Der Analyst wurde auch nach der Situation der Ungarn in Transkarpatien und der Politik der Regierung gegenüber den ungarischen Minderheiten in der Ukraine gefragt. Ágoston Samuel Mráz erläuterte, dass in Transkarpatien nicht mehr 156.000 Ungarn leben, wie es in der Erhebung von 2001 angegeben wurde. Es gibt keine offiziellen Zahlen über die genaue Anzahl, aber der Direktor geht davon aus, dass es aufgrund des Krieges, den die ungarische Minderheit nicht als ihren eigenen empfindet, 100.000 weniger sein könnten.
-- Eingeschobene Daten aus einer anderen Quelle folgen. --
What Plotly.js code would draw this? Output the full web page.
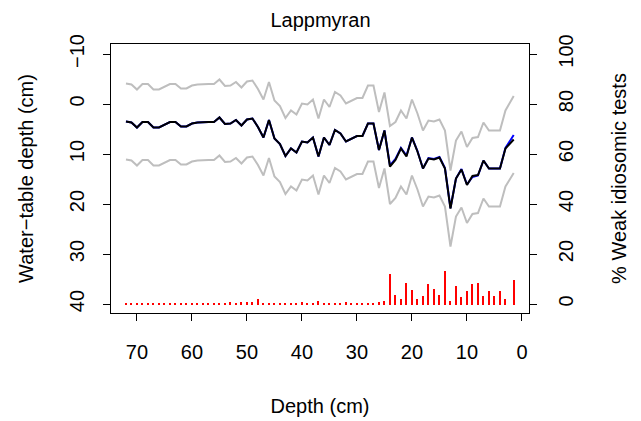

Außerdem führte Ungarn 2010 die doppelte Staatsbürgerschaft ein, erinnerte er. Dies war eine Gelegenheit für die Ungarn aus Transkarpatien, nach Ungarn, in die EU zu kommen. Ihre Verbindung zu Transkarpatien blieb jedoch erhalten und die Möglichkeit der Rückkehr war gegeben. Durch den Krieg besteht diese Möglichkeit jedoch nicht mehr, so dass
diese Menschen zu Unrecht den Ort verlieren, den sie tausend Jahre lang ihre Heimat nannten,
so Ágoston Sámuel Mráz. Aus diesem Grund bemüht sich die ungarische Regierung um einen Ausgleich mit der ukrainischen Regierung, die nach seiner Einschätzung schwierig sein wird. Er erinnerte daran, dass im Januar ein Treffen der ungarischen und ukrainischen Außenminister stattfand, um ein Treffen der Ministerpräsidenten der beiden Länder vorzubereiten. Nach Ansicht des Direktors würde ein Ausgleich bedeuten, dass die ukrainische Regierung akzeptiert, dass die ungarische Minderheit eine Bereicherung für das Land ist, und dass sie die Rechte, die diese Minderheit vor 2015 hatte, wiederherstellt.